La révolte de la psychiatrie

BELLAHSEN Mathieu et KNAEBEL Rachel, Éd. La Découverte, 2020, 240p.

Les forces néolibérales, à l’œuvre depuis les années 1980, n’ont eu de cesse que de soumettre toute la société à la norme de la concurrence. La psychiatrie n’y a pas échappé. C’est en 1968 qu’elle s’était émancipée de la neurologie, en affirmant une identité privilégiant la relation, l’émancipation du sujet, la démocratisation des rapports entre patient et institution et la promotion de la dimension humaniste du soin. Les auteurs nous décrivent la descente aux enfers consécutive à la prise du pouvoir par un management faisant primer la rationalisation des dépenses sur toute préoccupation médicale. La première étape dans cette mutation a consisté à rapprocher progressivement le dérèglement psychiatrique des autres affections somatiques, en cherchant à le réduire à une maladie comme une autre. L’imagerie médicale utilisée par les neurosciences a été instrumentalisée pour rapprocher les mécanismes spécifiques du psychisme avec la matérialité du substrat neurologique.

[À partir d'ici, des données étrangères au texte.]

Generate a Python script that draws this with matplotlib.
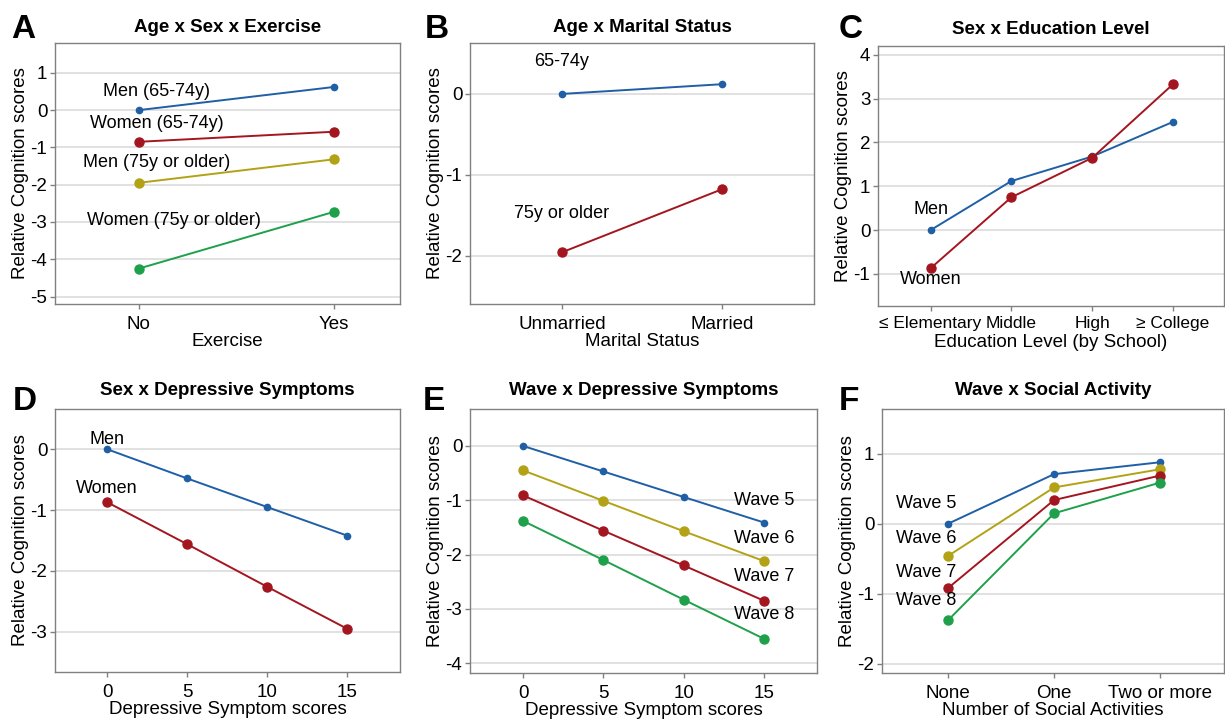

L’expérimentation en laboratoire est venue remplacer l’approche des sciences humaines. L’intelligence artificielle est même mise à contribution pour programmer des applications susceptibles de déterminer un risque de rechute, pourvu que le patient renseigne régulièrement son smartphone sur son état mental ! La seconde mystification a pris la forme d’un changement de financement dorénavant fondé sur des indicateurs mesurables, standardisés et reproductibles. Les praticiens se voient contraints de coder chaque acte qu’ils posent dans des cases préétablies, procédure censée permettre d’évaluer la rentabilité et la performance de leur action. Troisième attaque, la mise à mort progressive du service public au bénéfice du privé : si, entre 1980 et 2016, le premier est passé de 120 000 à 41 000 lits, le second a résisté avec 13 300 contre 18 000, près de quarante ans auparavant. Enfin, dernière entourloupe, le définancement des institutions médicales et médicosociales, des allocations versées aux familles s’y substituant pour leur permettre de payer elles-mêmes des prestataires libéraux de leur choix. Les auteurs terminent leur ouvrage en décrivant tous les mouvements et actes de résistance qui se sont déployés ces dernières années, pour faire valoir que l’être humain ne peut se résumer ni à une équation scientifique, ou à un code génétique, ni à un dosage hormonal ou à des connexions neuronales.